In the first part of the book I want to describe the relationship between philosophy and labor in the ‘60’s. In the wave of Hegelian Renaissance and Critical Theory, the industrial labor was seen by the point of view of alienation, and the rebellion of industrial workers against the exploitation was seen as the beginning of a process of dis-alienation.

In the second part of the book I will account for the process of mentalization of working process, and the consequent enslavement of the soul. The soul put to work: this is the new form of alienation. The desiring energy is therefore trapped in the trick of self-enterprise, the libidinal investment is regulated according to the rules of economy, attention is captured in the precariousness of the cellular network: every fragment of mental activity must be transformed into capital. I’ll describe the channeling of Desire in the process of valorization and the psychopathological implications of this subjugation of soul to the process of work.
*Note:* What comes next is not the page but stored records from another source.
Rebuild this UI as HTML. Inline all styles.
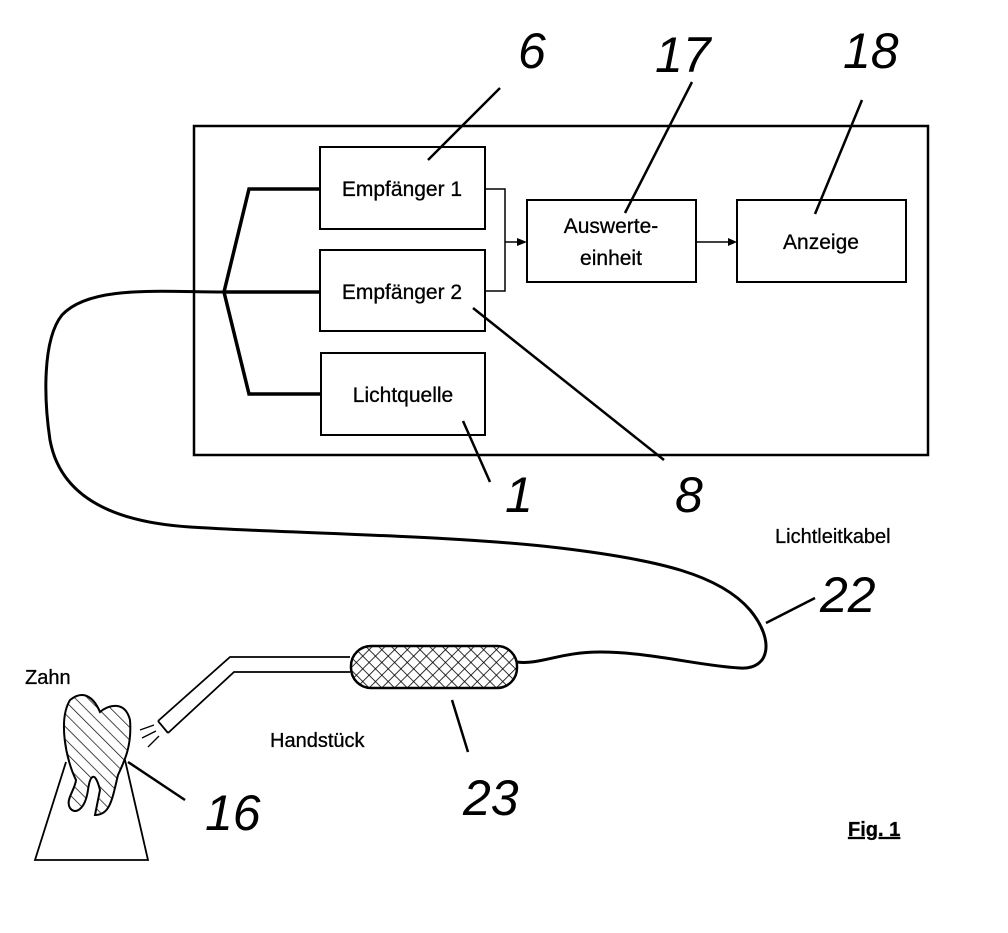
<!DOCTYPE html>
<html><head><meta charset="utf-8"><style>
body{margin:0;background:#fff}
svg text{font-family:"Liberation Sans",sans-serif}
</style></head><body>
<svg width="1008" height="928" viewBox="0 0 1008 928" xmlns="http://www.w3.org/2000/svg">
<defs>
<pattern id="hatch" width="9" height="9" patternUnits="userSpaceOnUse" patternTransform="rotate(45)">
<line x1="0" y1="0" x2="0" y2="9" stroke="#000" stroke-width="1.6"/>
<line x1="0" y1="0" x2="9" y2="0" stroke="#000" stroke-width="1.6"/>
</pattern>
<pattern id="diag" width="9" height="9" patternUnits="userSpaceOnUse" patternTransform="rotate(-45)">
<line x1="0" y1="0" x2="0" y2="9" stroke="#000" stroke-width="1.4"/>
</pattern>
</defs>
<g fill="none" stroke="#000">
<rect x="194" y="126" width="734" height="329" stroke-width="2.5"/>
<rect x="320" y="147" width="165" height="82" stroke-width="2"/>
<rect x="320" y="250" width="165" height="81" stroke-width="2"/>
<rect x="321" y="353" width="164" height="82" stroke-width="2"/>
<rect x="527" y="200" width="169" height="82" stroke-width="2"/>
<rect x="737" y="200" width="169" height="82" stroke-width="2"/>
<path d="M320 189 H249 L224 292 L249 394 H321" stroke-width="3.5"/>
<path d="M224 292 H320" stroke-width="3.5"/>
<path d="M485 189 H505 V291 H485 M505 242 H520" stroke-width="1.5"/>
<path d="M696 242 H730" stroke-width="1.5"/>
<path d="M224 292 C160 292 90 285 62 315 C42 340 44 400 50 440 C60 495 110 522 190 527 C300 534 450 535 560 548 C660 560 720 575 750 610 C775 640 770 670 740 668 C700 666 650 652 600 652 C560 652 540 665 517 662" stroke-width="3"/>
<path d="M350 657 H230 L158 721 M350 672 H234 L168 733 M158 721 L168 733" stroke-width="1.8"/>
<rect x="351" y="646" width="166" height="42" rx="20" fill="url(#hatch)" stroke-width="2.5"/>
<path d="M154 725 L140 730 M156 731 L142 738 M159 736 L148 747" stroke-width="1.3"/>
<path d="M66 762 L35 860 H148 L125 760" stroke-width="1.8"/>
<path d="M70 700 C85 688 95 700 100 712 C108 705 125 700 130 720 C132 745 125 760 118 775 C112 800 110 815 95 815 L100 790 C95 770 90 775 88 790 C85 810 75 815 70 808 C65 800 75 790 76 780 C66 760 58 720 70 700 Z" fill="url(#diag)" stroke-width="2"/>
<g stroke-width="2.5">
<path d="M428 160 L500 88"/>
<path d="M625 213 L692 82"/>
<path d="M815 214 L862 100"/>
<path d="M463 421 L490 482"/>
<path d="M473 308 L664 460"/>
<path d="M766 623 L815 598"/>
<path d="M452 700 L468 752"/>
<path d="M128 762 L185 800"/>
</g>
</g>
<path d="M527 242 L517 238 L517 246 Z M737 242 L728 238 L728 246 Z" fill="#000"/>
<g font-size="21" fill="#000" text-anchor="middle" stroke="#000" stroke-width="0.3">
<text x="402" y="196">Empfänger 1</text>
<text x="402" y="299">Empfänger 2</text>
<text x="403" y="402">Lichtquelle</text>
<text x="611" y="233">Auswerte-</text>
<text x="611" y="265">einheit</text>
<text x="821" y="249">Anzeige</text>
</g>
<g font-size="20" fill="#000" stroke="#000" stroke-width="0.3">
<text x="775" y="543">Lichtleitkabel</text>
<text x="25" y="684">Zahn</text>
<text x="270" y="747">Handstück</text>
<text x="848" y="836" font-weight="bold" text-decoration="underline">Fig. 1</text>
</g>
<g font-size="50" fill="#000" font-style="italic">
<text x="518" y="68">6</text>
<text x="655" y="72">17</text>
<text x="843" y="68">18</text>
<text x="505" y="512">1</text>
<text x="675" y="512">8</text>
<text x="820" y="612">22</text>
<text x="205" y="830">16</text>
<text x="463" y="815">23</text>
</g>
</svg>
</body></html>
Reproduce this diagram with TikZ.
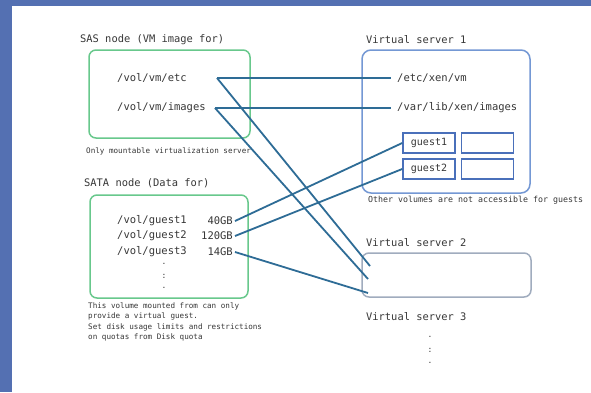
\documentclass[tikz,border=0pt]{standalone}
\usepackage{fontspec}
\setmonofont{DejaVu Sans Mono}
\usepackage{xcolor}
\usetikzlibrary{positioning, arrows.meta, calc}

\definecolor{framebg}{RGB}{84,112,178}
\definecolor{sasgreen}{RGB}{104,200,140}
\definecolor{vsblue}{RGB}{116,152,212}
\definecolor{guestblue}{RGB}{74,112,186}
\definecolor{vsgray}{RGB}{160,172,190}
\definecolor{linkblue}{RGB}{46,108,150}
\definecolor{txtgray}{RGB}{55,55,55}

\begin{document}
\begin{tikzpicture}[
  x=1pt, y=-1pt,
  head/.style={anchor=west, inner sep=0pt, text=txtgray,
               font=\ttfamily\fontsize{10.4}{12}\selectfont},
  volname/.style={head, font=\ttfamily\fontsize{10.5}{12}\selectfont},
  note/.style={anchor=north west, inner sep=0pt, align=left, text=txtgray,
               font=\ttfamily\fontsize{7.6}{10.6}\selectfont},
  storebox/.style={draw=sasgreen, line width=1.5pt, rounded corners=7pt},
  vmbox/.style={draw=vsblue, line width=1.5pt, rounded corners=9pt},
  guestbox/.style={draw=guestblue, line width=1.5pt, minimum width=52pt,
                   minimum height=20pt, inner sep=0pt, text=txtgray,
                   font=\ttfamily\fontsize{10}{10}\selectfont},
  link/.style={draw=linkblue, line width=1.8pt},
  vdots/.style={inner sep=0pt, text=txtgray, font=\ttfamily\fontsize{8}{8}\selectfont},
]
  \useasboundingbox (0,0) rectangle (591,392);
  \fill[white] (0,0) rectangle (591,392);
  % frame
  \fill[framebg] (0,0) rectangle (12,392);
  \fill[framebg] (0,0) rectangle (591,6);

  % SAS node
  \node[head] (sas-head) at (80,40) {SAS node (VM image for)};
  \node[storebox, minimum width=161pt, minimum height=88pt] (sas) at (169.5,94) {};
  \node[volname] (vmetc) at (117,78) {/vol/vm/etc};
  \node[volname] (vmimg) at (117,108) {/vol/vm/images};
  \node[note] (sas-note) at (86,147) {Only mountable virtualization server};
  \coordinate (etc-src) at (217,78);
  \coordinate (img-src) at (215,108);

  % SATA node
  \node[head] (sata-head) at (84,183) {SATA node (Data for)};
  \node[storebox, minimum width=158pt, minimum height=103pt] (sata) at (169,246.5) {};
  \node[volname] (g1vol) at (117,221) {/vol/guest1};
  \node[volname] (g2vol) at (117,236) {/vol/guest2};
  \node[volname] (g3vol) at (117,252) {/vol/guest3};
  \node[volname, anchor=east] (g1size) at (233,221) {40GB};
  \node[volname, anchor=east] (g2size) at (233,236) {120GB};
  \node[volname, anchor=east] (g3size) at (233,252) {14GB};
  \node[vdots] (sata-d1) at (164,264) {.};
  \node[vdots] (sata-d2) at (164,276) {:};
  \node[vdots] (sata-d3) at (164,288) {.};
  \node[note] (sata-note) at (88,302) {This volume mounted from can only\\
    provide a virtual guest.\\Set disk usage limits and restrictions\\
    on quotas from Disk quota};

  % Virtual server 1
  \node[head] (vs1-head) at (366,40) {Virtual server 1};
  \node[vmbox, minimum width=168pt, minimum height=143pt] (vs1) at (446,121.5) {};
  \node[volname] (xenvm) at (397,78) {/etc/xen/vm};
  \node[volname] (xenimg) at (397,108) {/var/lib/xen/images};
  \node[guestbox] (guest1) at (429,143) {guest1};
  \node[guestbox] (slot1) at (487.5,143) {};
  \node[guestbox] (guest2) at (429,169) {guest2};
  \node[guestbox] (slot2) at (487.5,169) {};
  \node[note, font=\ttfamily\fontsize{8.3}{10}\selectfont] (vs1-note) at (368,196)
    {Other volumes are not accessible for guests};

  % Virtual server 2 and 3
  \node[head] (vs2-head) at (366,243) {Virtual server 2};
  \node[draw=vsgray, line width=1.5pt, rounded corners=7pt,
        minimum width=169pt, minimum height=44pt] (vs2) at (446.5,275) {};
  \node[head] (vs3-head) at (366,317) {Virtual server 3};
  \node[vdots] (vs3-d1) at (430,337) {.};
  \node[vdots] (vs3-d2) at (430,350) {:};
  \node[vdots] (vs3-d3) at (430,363) {.};
  \coordinate (vs2-in1) at (370,266);
  \coordinate (vs2-in2) at (368,279);
  \coordinate (vs2-in3) at (368,293);

  % links
  \draw[link] (etc-src) -- ([xshift=-6pt]xenvm.west);
  \draw[link] (img-src) -- ([xshift=-6pt]xenimg.west);
  \draw[link] (etc-src) -- (vs2-in1);
  \draw[link] (img-src) -- (vs2-in2);
  \draw[link] ([xshift=2pt]g1size.east) -- (guest1.west);
  \draw[link] ([xshift=2pt]g2size.east) -- (guest2.west);
  \draw[link] ([xshift=2pt]g3size.east) -- (vs2-in3);
\end{tikzpicture}
\end{document}
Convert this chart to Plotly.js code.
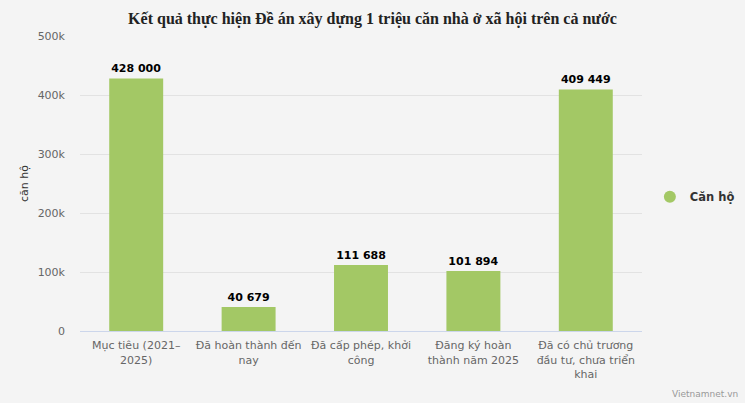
<!DOCTYPE html>
<html>
<head>
<meta charset="utf-8">
<script src="https://cdn.plot.ly/plotly-3.0.1.min.js"></script>
<style>html,body{margin:0;padding:0;background:#f4f4f4;}#chart{width:745px;height:403px;}</style>
</head>
<body>
<div id="chart"></div>
<script>
const categories = ["Mục tiêu (2021–<br>2025)", "Đã hoàn thành đến<br>nay", "Đã cấp phép, khởi<br>công", "Đăng ký hoàn<br>thành năm 2025", "Đã có chủ trương<br>đầu tư, chưa triển<br>khai"];
const values = [428000, 40679, 111688, 101894, 409449];
const seriesName = "Căn hộ";
const yTickVals = [0, 100000, 200000, 300000, 400000, 500000];
const yTickText = ["0", "100k", "200k", "300k", "400k", "500k"];

const green = "#a3c865";
const traces = [
  {
    type: "bar",
    x: categories,
    y: values,
    name: seriesName,
    showlegend: false,
    marker: {color: green},
    texttemplate: "%{y:,}",
    textposition: "outside",
    cliponaxis: false,
    textfont: {family: "DejaVu Sans, Verdana, sans-serif", size: 11, color: "#000", weight: "bold"},
    hoverinfo: "skip"
  },
  {
    type: "scatter",
    mode: "markers",
    x: [categories[0]],
    y: [null],
    name: seriesName,
    marker: {color: green, size: 12, symbol: "circle"},
    showlegend: true
  }
];

const layout = {
  width: 745, height: 403,
  paper_bgcolor: "#f4f4f4",
  plot_bgcolor: "#f4f4f4",
  separators: ". ",
  margin: {l: 80, r: 103, t: 36, b: 72, autoexpand: false},
  title: {
    text: "<b>Kết quả thực hiện Đề án xây dựng 1 triệu căn nhà ở xã hội trên cả nước</b>",
    font: {family: "Liberation Serif, Times New Roman, serif", size: 16, color: "#222"},
    x: 0.5, xanchor: "center", y: 0.955, yanchor: "middle"
  },
  bargap: 0.52,
  xaxis: {
    type: "category",
    tickfont: {family: "DejaVu Sans, Verdana, sans-serif", size: 11, color: "#666"},
    showline: true, linecolor: "#ccd6eb", linewidth: 1,
    ticks: "", showgrid: false, zeroline: false,
    ticklabelstandoff: 4
  },
  yaxis: {
    range: [0, 500000],
    tickvals: yTickVals, ticktext: yTickText,
    tickfont: {family: "DejaVu Sans, Verdana, sans-serif", size: 11, color: "#666"},
    gridcolor: "#e2e2e2", gridwidth: 1,
    zeroline: false, showline: false, ticks: "",
    ticklabelstandoff: 14,
    title: {text: "căn hộ", font: {family: "DejaVu Sans, Verdana, sans-serif", size: 11, color: "#333"}, standoff: 6}
  },
  legend: {
    x: 1.014, xanchor: "left", y: 0.455, yanchor: "middle",
    font: {family: "DejaVu Sans, Verdana, sans-serif", size: 11.5, color: "#333", weight: "bold"},
    bgcolor: "rgba(0,0,0,0)", itemsizing: "constant", itemwidth: 30
  },
  annotations: [
    {text: "Vietnamnet.vn", xref: "paper", yref: "paper", x: 1, y: 0, xanchor: "right", yanchor: "bottom",
     xshift: 98, yshift: -70, showarrow: false,
     font: {family: "DejaVu Sans, Verdana, sans-serif", size: 9, color: "#999"}}
  ]
};

Plotly.newPlot("chart", traces, layout, {displayModeBar: false, staticPlot: true});
</script>
</body>
</html>
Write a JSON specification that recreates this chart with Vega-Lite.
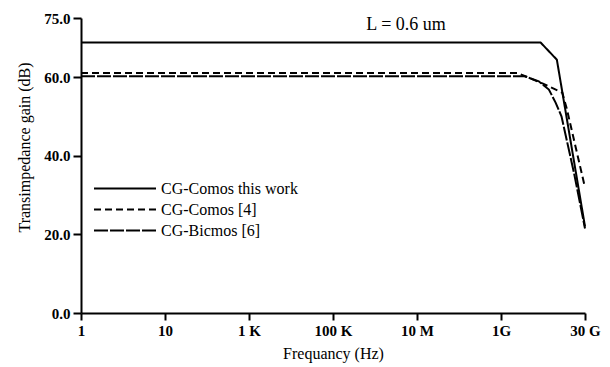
{
  "$schema": "https://vega.github.io/schema/vega-lite/v6.json",
  "width": 504,
  "height": 295,
  "autosize": "none",
  "padding": {"left": 81, "top": 18, "right": 25, "bottom": 54},
  "background": "white",
  "config": {
    "view": {"stroke": null},
    "font": "Liberation Serif",
    "axis": {"grid": false, "domainColor": "black", "domainWidth": 2, "tickColor": "black", "tickWidth": 2, "labelColor": "black", "titleColor": "black", "labelFont": "Liberation Serif", "titleFont": "Liberation Serif", "labelFontSize": 15, "labelFontWeight": "bold", "titleFontSize": 16, "titleFontWeight": "normal"}
  },
  "datasets": {
    "curves": [
      {"f": 0, "gain": 68.8, "series": "CG-Comos this work"},
      {"f": 5.47, "gain": 68.8, "series": "CG-Comos this work"},
      {"f": 5.665, "gain": 64.4, "series": "CG-Comos this work"},
      {"f": 6.0, "gain": 22.0, "series": "CG-Comos this work"},
      {"f": 0, "gain": 61.0, "series": "CG-Comos [4]"},
      {"f": 5.2, "gain": 61.0, "series": "CG-Comos [4]"},
      {"f": 5.5, "gain": 58.3, "series": "CG-Comos [4]"},
      {"f": 5.73, "gain": 56.0, "series": "CG-Comos [4]"},
      {"f": 5.78, "gain": 52.2, "series": "CG-Comos [4]"},
      {"f": 6.0, "gain": 31.9, "series": "CG-Comos [4]"},
      {"f": 0, "gain": 60.2, "series": "CG-Bicmos [6]"},
      {"f": 5.28, "gain": 60.2, "series": "CG-Bicmos [6]"},
      {"f": 5.45, "gain": 58.9, "series": "CG-Bicmos [6]"},
      {"f": 5.57, "gain": 56.8, "series": "CG-Bicmos [6]"},
      {"f": 5.65, "gain": 53.5, "series": "CG-Bicmos [6]"},
      {"f": 5.72, "gain": 50.0, "series": "CG-Bicmos [6]"},
      {"f": 5.87, "gain": 35.5, "series": "CG-Bicmos [6]"},
      {"f": 6.0, "gain": 21.5, "series": "CG-Bicmos [6]"}
    ],
    "note": [{"f": 3.87, "gain": 73.1, "label": "L = 0.6 um"}]
  },
  "layer": [
    {
      "data": {"name": "curves"},
      "mark": {"type": "line", "color": "black", "strokeWidth": 2, "clip": false},
      "encoding": {
        "x": {"field": "f", "type": "quantitative", "scale": {"domain": [0, 6], "nice": false, "zero": false},
          "axis": {"values": [0, 1, 2, 3, 4, 5, 6], "labelExpr": "['1','10','1 K','100 K','10 M','1G','30 G'][datum.value]", "tickSize": 7, "labelPadding": 3, "title": "Frequancy (Hz)", "titleY": 40, "titleBaseline": "middle", "labelFlush": false, "labelOverlap": false}},
        "y": {"field": "gain", "type": "quantitative", "scale": {"domain": [0, 75], "nice": false},
          "axis": {"values": [0, 20, 40, 60, 75], "format": ".1f", "tickSize": 8, "labelPadding": 3, "title": "Transimpedance gain (dB)", "titleX": -57, "titleY": 129, "titleBaseline": "middle", "labelFlush": false, "labelOverlap": false}},
        "strokeDash": {"field": "series", "type": "nominal",
          "scale": {"domain": ["CG-Comos this work", "CG-Comos [4]", "CG-Bicmos [6]"], "range": [[1, 0], [7, 4], [14, 2]]},
          "legend": {"title": null, "orient": "none", "legendX": 12, "legendY": 160, "symbolType": "stroke", "symbolSize": 3844, "symbolStrokeWidth": 2, "symbolStrokeColor": "black", "clipHeight": 21, "rowPadding": 0, "labelOffset": 4, "labelFont": "Liberation Serif", "labelFontSize": 16, "labelColor": "black", "padding": 0, "labelLimit": 300}}
      }
    },
    {
      "data": {"name": "note"},
      "mark": {"type": "text", "font": "Liberation Serif", "fontSize": 18, "color": "black", "baseline": "middle", "align": "center"},
      "encoding": {
        "x": {"field": "f", "type": "quantitative"},
        "y": {"field": "gain", "type": "quantitative"},
        "text": {"field": "label"}
      }
    }
  ]
}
In the third part I’ll retrace the evolution of radical theory from the idealistic concept of Alienation to the analytical concept of psychopathology. I’ll compare the philosophy of Desire (Deleuze and Guattari) with the philosophy of Simulation (Baudrillard), in order to suggest their difference and also their complementarity.

In the fourth part of the book I’ll try to outline the effects of precarisation of labor – especially cognitive labor – and the effects of biopolitical subjugation of language and affection.

In the conclusion, I’ll try to ask some questions about the current collapse of the integrated psycho-machinic organism that is the Global Economy. The collapse of the Global Economy could be the opening of a new era of autonomy, and of emancipation of the soul.